Figure scripts

◇ ◇ ◇ ◇

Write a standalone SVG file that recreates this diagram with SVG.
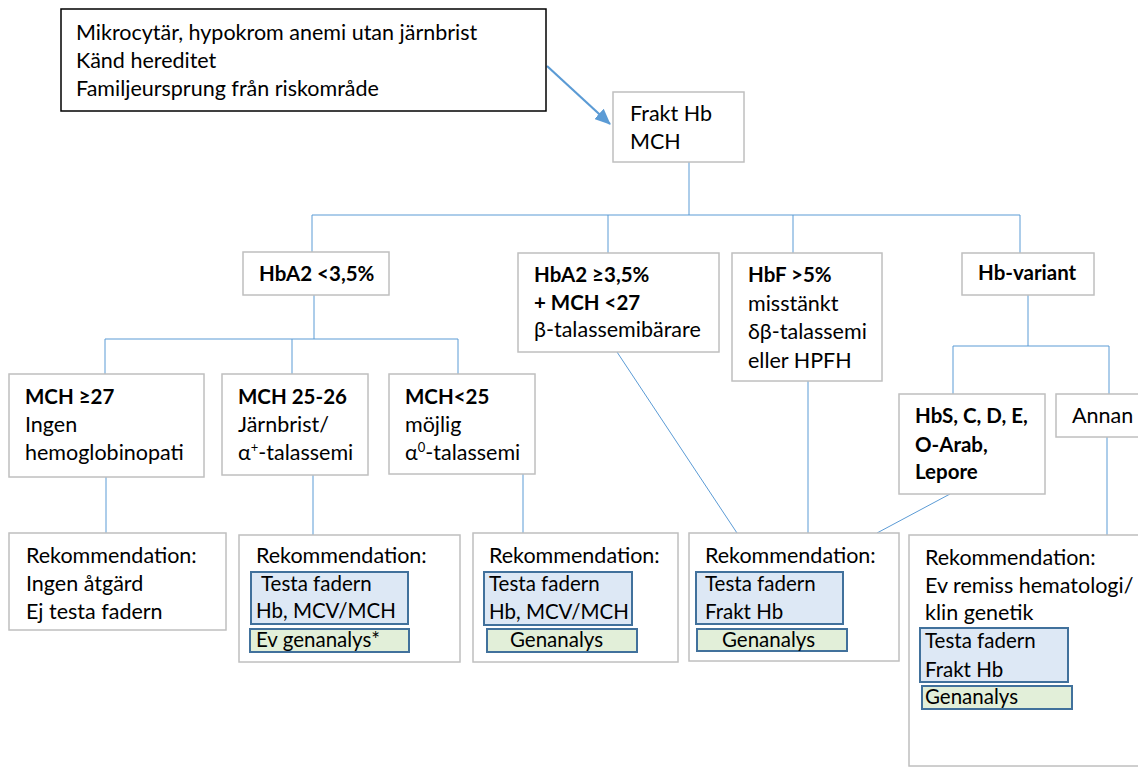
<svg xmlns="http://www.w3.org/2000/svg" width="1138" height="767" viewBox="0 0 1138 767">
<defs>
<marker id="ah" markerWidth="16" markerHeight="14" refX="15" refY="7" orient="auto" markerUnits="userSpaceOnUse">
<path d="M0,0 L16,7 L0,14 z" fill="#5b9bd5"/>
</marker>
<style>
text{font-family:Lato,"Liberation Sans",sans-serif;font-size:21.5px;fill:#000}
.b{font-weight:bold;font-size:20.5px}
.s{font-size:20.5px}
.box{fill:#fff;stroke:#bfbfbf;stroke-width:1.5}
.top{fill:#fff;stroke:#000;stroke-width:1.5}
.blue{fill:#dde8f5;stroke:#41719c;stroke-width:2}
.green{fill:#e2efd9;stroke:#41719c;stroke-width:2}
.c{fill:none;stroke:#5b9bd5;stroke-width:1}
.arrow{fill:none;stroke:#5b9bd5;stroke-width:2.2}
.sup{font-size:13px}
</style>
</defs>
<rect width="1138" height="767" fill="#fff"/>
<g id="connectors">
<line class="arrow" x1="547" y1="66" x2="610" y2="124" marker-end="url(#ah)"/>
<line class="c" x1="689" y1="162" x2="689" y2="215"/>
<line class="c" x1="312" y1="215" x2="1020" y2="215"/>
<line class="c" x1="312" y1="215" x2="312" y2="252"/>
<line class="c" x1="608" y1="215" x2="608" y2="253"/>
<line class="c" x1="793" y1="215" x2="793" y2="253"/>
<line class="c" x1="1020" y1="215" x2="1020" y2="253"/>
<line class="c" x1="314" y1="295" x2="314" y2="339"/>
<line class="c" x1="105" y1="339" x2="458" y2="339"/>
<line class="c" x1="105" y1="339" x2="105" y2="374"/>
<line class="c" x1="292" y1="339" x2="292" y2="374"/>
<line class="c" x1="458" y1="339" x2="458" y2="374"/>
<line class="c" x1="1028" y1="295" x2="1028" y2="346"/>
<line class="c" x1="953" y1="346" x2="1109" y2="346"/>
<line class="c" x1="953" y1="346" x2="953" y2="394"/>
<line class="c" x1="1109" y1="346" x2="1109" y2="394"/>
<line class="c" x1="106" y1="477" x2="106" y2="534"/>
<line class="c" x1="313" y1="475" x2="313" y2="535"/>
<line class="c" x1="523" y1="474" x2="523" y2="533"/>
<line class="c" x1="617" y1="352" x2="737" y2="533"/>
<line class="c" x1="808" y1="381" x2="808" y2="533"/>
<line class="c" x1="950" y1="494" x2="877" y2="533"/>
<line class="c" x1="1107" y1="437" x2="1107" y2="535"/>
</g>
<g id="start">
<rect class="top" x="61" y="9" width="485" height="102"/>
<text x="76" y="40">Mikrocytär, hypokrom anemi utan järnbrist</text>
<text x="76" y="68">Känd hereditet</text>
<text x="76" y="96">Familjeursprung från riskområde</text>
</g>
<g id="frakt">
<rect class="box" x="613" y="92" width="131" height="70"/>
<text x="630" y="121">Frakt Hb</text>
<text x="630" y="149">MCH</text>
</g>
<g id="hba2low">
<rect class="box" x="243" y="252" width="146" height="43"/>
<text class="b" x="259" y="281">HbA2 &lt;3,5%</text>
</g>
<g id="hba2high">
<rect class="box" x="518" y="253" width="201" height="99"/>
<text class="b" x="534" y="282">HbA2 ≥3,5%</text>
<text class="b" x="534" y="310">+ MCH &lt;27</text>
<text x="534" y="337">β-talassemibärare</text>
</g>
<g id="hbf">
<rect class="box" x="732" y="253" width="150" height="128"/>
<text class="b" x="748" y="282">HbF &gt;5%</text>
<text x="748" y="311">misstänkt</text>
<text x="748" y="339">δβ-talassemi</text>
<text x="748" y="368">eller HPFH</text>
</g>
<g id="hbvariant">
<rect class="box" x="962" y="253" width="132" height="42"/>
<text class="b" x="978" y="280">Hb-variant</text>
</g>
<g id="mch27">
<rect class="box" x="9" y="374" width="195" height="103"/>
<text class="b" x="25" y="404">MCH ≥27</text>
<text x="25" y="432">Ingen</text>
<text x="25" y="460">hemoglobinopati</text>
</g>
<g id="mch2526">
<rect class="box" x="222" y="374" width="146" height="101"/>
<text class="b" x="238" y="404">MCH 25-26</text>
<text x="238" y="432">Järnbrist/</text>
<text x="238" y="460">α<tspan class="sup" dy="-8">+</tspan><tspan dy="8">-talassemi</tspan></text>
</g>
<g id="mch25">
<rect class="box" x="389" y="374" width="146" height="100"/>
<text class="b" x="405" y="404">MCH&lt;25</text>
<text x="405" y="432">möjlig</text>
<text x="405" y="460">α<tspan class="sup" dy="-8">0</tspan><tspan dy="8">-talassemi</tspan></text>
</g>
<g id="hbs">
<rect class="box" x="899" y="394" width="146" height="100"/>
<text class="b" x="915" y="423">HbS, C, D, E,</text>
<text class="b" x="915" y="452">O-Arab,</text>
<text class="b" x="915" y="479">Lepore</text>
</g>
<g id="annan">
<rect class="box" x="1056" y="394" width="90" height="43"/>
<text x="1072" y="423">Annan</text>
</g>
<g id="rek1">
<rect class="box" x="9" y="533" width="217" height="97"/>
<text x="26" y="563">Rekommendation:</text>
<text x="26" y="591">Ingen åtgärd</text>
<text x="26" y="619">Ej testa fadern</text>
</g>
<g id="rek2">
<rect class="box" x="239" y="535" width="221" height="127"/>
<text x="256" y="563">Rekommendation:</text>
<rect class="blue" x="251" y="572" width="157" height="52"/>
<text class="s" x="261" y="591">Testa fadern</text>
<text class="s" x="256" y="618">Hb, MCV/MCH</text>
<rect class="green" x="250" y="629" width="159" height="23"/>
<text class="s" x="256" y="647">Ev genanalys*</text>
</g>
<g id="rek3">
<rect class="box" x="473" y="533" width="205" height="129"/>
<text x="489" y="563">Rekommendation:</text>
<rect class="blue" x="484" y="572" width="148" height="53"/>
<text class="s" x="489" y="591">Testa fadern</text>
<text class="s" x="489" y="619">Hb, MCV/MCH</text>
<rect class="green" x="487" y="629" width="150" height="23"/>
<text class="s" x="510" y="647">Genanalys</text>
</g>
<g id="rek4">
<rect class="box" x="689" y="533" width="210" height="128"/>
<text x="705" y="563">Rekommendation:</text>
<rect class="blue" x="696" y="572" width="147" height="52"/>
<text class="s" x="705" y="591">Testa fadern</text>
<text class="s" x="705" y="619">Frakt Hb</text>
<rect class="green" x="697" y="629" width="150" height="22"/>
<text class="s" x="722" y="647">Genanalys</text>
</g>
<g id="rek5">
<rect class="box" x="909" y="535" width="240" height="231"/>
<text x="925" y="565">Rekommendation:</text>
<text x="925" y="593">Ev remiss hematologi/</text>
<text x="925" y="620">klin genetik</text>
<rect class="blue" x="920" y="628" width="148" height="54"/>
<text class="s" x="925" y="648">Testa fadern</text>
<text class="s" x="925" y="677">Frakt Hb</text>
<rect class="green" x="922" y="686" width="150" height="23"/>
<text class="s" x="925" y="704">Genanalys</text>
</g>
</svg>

◇ ◇ ◇ ◇

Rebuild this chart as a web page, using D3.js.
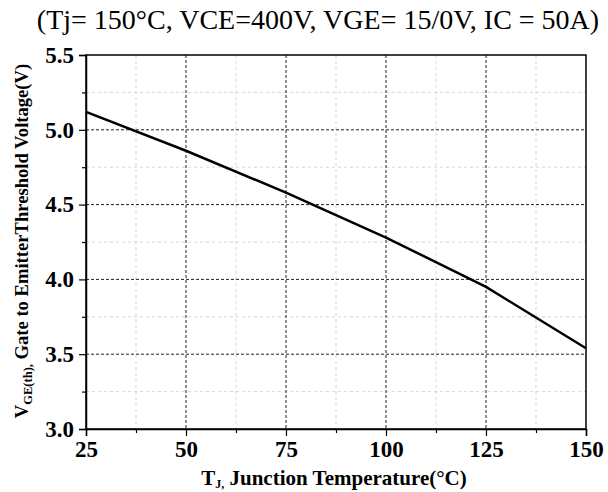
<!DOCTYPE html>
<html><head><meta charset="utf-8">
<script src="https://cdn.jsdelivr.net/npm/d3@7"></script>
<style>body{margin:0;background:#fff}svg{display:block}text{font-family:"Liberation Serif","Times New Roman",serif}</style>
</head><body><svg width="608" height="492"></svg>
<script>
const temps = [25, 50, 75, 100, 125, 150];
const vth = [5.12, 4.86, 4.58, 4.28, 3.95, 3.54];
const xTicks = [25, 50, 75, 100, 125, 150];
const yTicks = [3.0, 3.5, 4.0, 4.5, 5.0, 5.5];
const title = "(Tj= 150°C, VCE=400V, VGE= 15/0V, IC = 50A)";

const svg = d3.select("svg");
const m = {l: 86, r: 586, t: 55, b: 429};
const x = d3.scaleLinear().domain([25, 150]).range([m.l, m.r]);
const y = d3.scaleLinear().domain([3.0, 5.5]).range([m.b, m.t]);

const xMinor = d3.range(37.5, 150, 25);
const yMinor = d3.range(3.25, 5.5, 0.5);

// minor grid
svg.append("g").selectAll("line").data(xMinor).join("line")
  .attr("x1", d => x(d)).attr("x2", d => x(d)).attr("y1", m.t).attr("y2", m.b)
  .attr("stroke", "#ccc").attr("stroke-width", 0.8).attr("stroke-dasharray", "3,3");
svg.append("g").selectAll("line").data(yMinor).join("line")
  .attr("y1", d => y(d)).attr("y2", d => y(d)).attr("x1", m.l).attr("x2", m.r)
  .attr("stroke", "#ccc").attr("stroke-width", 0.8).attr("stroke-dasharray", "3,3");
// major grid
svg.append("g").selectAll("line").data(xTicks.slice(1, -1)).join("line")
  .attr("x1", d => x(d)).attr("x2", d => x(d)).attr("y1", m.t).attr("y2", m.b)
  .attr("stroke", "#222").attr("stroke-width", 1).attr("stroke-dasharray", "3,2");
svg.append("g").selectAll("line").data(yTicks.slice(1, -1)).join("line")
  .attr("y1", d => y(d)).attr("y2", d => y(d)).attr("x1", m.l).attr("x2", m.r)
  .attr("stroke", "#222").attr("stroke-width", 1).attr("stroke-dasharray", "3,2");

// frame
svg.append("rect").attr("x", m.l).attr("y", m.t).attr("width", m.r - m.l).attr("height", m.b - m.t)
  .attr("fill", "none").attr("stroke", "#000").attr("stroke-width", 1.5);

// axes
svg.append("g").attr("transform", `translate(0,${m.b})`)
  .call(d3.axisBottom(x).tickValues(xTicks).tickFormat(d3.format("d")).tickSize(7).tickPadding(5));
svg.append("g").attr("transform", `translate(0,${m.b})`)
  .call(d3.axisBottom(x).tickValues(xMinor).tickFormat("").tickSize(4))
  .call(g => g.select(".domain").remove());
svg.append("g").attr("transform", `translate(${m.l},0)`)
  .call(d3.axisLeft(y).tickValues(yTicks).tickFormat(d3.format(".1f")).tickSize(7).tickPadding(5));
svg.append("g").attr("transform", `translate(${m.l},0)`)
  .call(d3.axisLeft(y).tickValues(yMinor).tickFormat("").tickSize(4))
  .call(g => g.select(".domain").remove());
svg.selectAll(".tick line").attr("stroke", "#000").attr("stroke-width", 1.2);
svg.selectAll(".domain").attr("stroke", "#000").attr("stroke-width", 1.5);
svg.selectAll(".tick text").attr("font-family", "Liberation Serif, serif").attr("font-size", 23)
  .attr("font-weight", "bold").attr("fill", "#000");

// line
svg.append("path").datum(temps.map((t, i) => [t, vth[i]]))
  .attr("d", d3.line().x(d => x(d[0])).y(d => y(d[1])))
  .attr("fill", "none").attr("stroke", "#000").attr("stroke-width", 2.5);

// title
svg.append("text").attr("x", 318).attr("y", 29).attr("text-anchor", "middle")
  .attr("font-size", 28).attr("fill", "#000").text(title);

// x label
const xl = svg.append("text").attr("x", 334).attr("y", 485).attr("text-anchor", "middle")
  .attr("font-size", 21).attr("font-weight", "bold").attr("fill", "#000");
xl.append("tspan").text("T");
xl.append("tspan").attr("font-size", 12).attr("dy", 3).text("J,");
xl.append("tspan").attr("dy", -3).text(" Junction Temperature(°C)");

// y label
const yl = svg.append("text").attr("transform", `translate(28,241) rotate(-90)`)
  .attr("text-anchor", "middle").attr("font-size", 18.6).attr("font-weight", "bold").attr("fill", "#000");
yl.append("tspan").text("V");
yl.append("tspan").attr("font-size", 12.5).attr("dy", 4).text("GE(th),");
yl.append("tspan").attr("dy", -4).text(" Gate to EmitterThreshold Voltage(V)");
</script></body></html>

◇ ◇ ◇ ◇

● **Task requirements**
Take the stretch from the line containing "Rebuild this chart" through the line containing "VGE= 15/0V, IC" and reproduce it exactly, both ends included. Omit the pictures.

● **Task response**
Rebuild this chart as a web page, using D3.js.
<!DOCTYPE html>
<html><head><meta charset="utf-8">
<script src="https://cdn.jsdelivr.net/npm/d3@7"></script>
<style>body{margin:0;background:#fff}svg{display:block}text{font-family:"Liberation Serif","Times New Roman",serif}</style>
</head><body><svg width="608" height="492"></svg>
<script>
const temps = [25, 50, 75, 100, 125, 150];
const vth = [5.12, 4.86, 4.58, 4.28, 3.95, 3.54];
const xTicks = [25, 50, 75, 100, 125, 150];
const yTicks = [3.0, 3.5, 4.0, 4.5, 5.0, 5.5];
const title = "(Tj= 150°C, VCE=400V, VGE= 15/0V, IC = 50A)";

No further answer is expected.